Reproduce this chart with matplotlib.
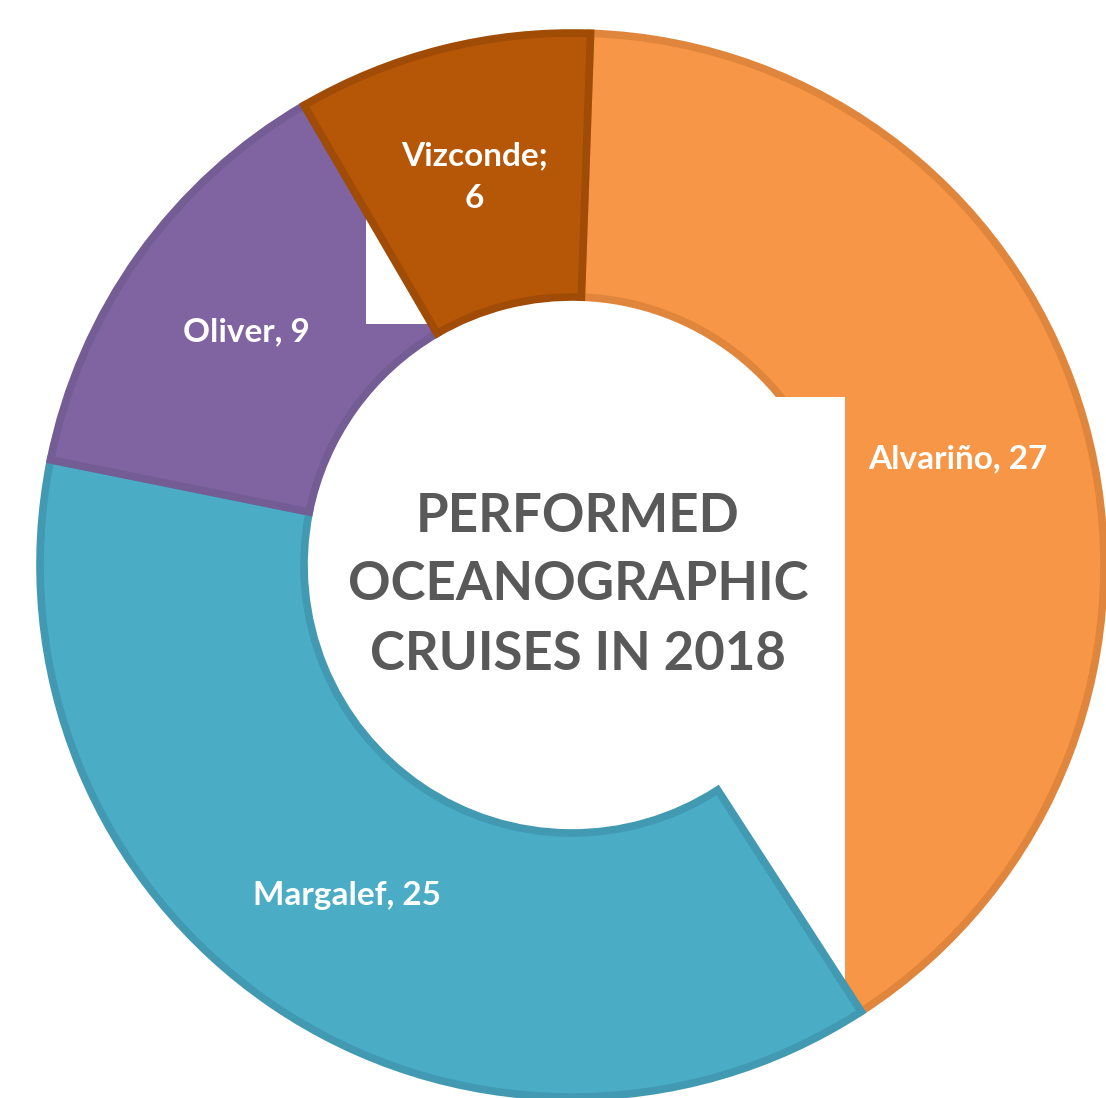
import matplotlib.pyplot as plt
from matplotlib.patches import Rectangle

# cruise counts per vessel
vessels = ['Alvariño', 'Margalef', 'Oliver', 'Vizconde']
cruises = [27, 25, 9, 6]
separators = [', ', ', ', ', ', ';\n']
colors = ['#F79646', '#4BACC6', '#8064A2', '#B65708']
edge_colors = ['#E0863C', '#4199B2', '#745C95', '#A04B06']
title = 'PERFORMED\nOCEANOGRAPHIC\nCRUISES IN 2018'

W, H = 1106, 1098
fig = plt.figure(figsize=(W / 100, H / 100), dpi=100)
ax = fig.add_axes([0, 0, 1, 1])

labels = [f'{n}{s}{v}' for n, s, v in zip(vessels, separators, cruises)]
cx, cy = 572, H - 565
r_out, r_in = 532, 268

wedges, texts = ax.pie(
    cruises, labels=labels, colors=colors, startangle=88, counterclock=False,
    center=(cx, cy), radius=r_out, labeldistance=400 / r_out,
    wedgeprops=dict(width=r_out - r_in, linewidth=5.5, joinstyle='miter'),
    textprops=dict(ha='center', va='center', color='white',
                   fontsize=24, fontweight='bold', family='Lato'),
    frame=True)
ax.set_xlim(0, W)
ax.set_ylim(0, H)
ax.set_aspect('equal')
ax.axis('off')

for w, ec in zip(wedges, edge_colors):
    w.set_edgecolor(ec)
wedges[0].set_zorder(1)
wedges[1].set_zorder(3)
wedges[2].set_zorder(3)
wedges[3].set_zorder(5)
for t in texts:
    t.set_zorder(10)
    t.set_linespacing(1.55)

# white blocks left over on the original picture
ax.add_patch(Rectangle((366, H - 324), 120, 324, color='white', zorder=4, lw=0))
ax.add_patch(Rectangle((59, H - 489), 262, 110, color='white', zorder=2, lw=0))
ax.add_patch(Rectangle((700, H - 1030), 145, 633, color='white', zorder=2, lw=0))

ax.text(578, H - 585, title, ha='center', va='center', fontsize=38,
        fontweight='bold', family='Lato', color='#595959',
        linespacing=1.5, zorder=10)

fig.savefig('out.png', dpi=100, facecolor='white')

**AIM OF THE EXERCISE**
From the data above, write out everything exactly except the pictures.

**RESULT**
Reproduce this chart with matplotlib.
import matplotlib.pyplot as plt
from matplotlib.patches import Rectangle

# cruise counts per vessel
vessels = ['Alvariño', 'Margalef', 'Oliver', 'Vizconde']
cruises = [27, 25, 9, 6]
separators = [', ', ', ', ', ', ';\n']
colors = ['#F79646', '#4BACC6', '#8064A2', '#B65708']
edge_colors = ['#E0863C', '#4199B2', '#745C95', '#A04B06']
title = 'PERFORMED\nOCEANOGRAPHIC\nCRUISES IN 2018'

W, H = 1106, 1098
fig = plt.figure(figsize=(W / 100, H / 100), dpi=100)
ax = fig.add_axes([0, 0, 1, 1])

labels = [f'{n}{s}{v}' for n, s, v in zip(vessels, separators, cruises)]
cx, cy = 572, H - 565
r_out, r_in = 532, 268

wedges, texts = ax.pie(
    cruises, labels=labels, colors=colors, startangle=88, counterclock=False,
    center=(cx, cy), radius=r_out, labeldistance=400 / r_out,
    wedgeprops=dict(width=r_out - r_in, linewidth=5.5, joinstyle='miter'),
    textprops=dict(ha='center', va='center', color='white',
                   fontsize=24, fontweight='bold', family='Lato'),
    frame=True)
ax.set_xlim(0, W)
ax.set_ylim(0, H)
ax.set_aspect('equal')
ax.axis('off')

for w, ec in zip(wedges, edge_colors):
    w.set_edgecolor(ec)
wedges[0].set_zorder(1)
wedges[1].set_zorder(3)
wedges[2].set_zorder(3)
wedges[3].set_zorder(5)
for t in texts:
    t.set_zorder(10)
    t.set_linespacing(1.55)

# white blocks left over on the original picture
ax.add_patch(Rectangle((366, H - 324), 120, 324, color='white', zorder=4, lw=0))
ax.add_patch(Rectangle((59, H - 489), 262, 110, color='white', zorder=2, lw=0))
ax.add_patch(Rectangle((700, H - 1030), 145, 633, color='white', zorder=2, lw=0))

ax.text(578, H - 585, title, ha='center', va='center', fontsize=38,
        fontweight='bold', family='Lato', color='#595959',
        linespacing=1.5, zorder=10)

fig.savefig('out.png', dpi=100, facecolor='white')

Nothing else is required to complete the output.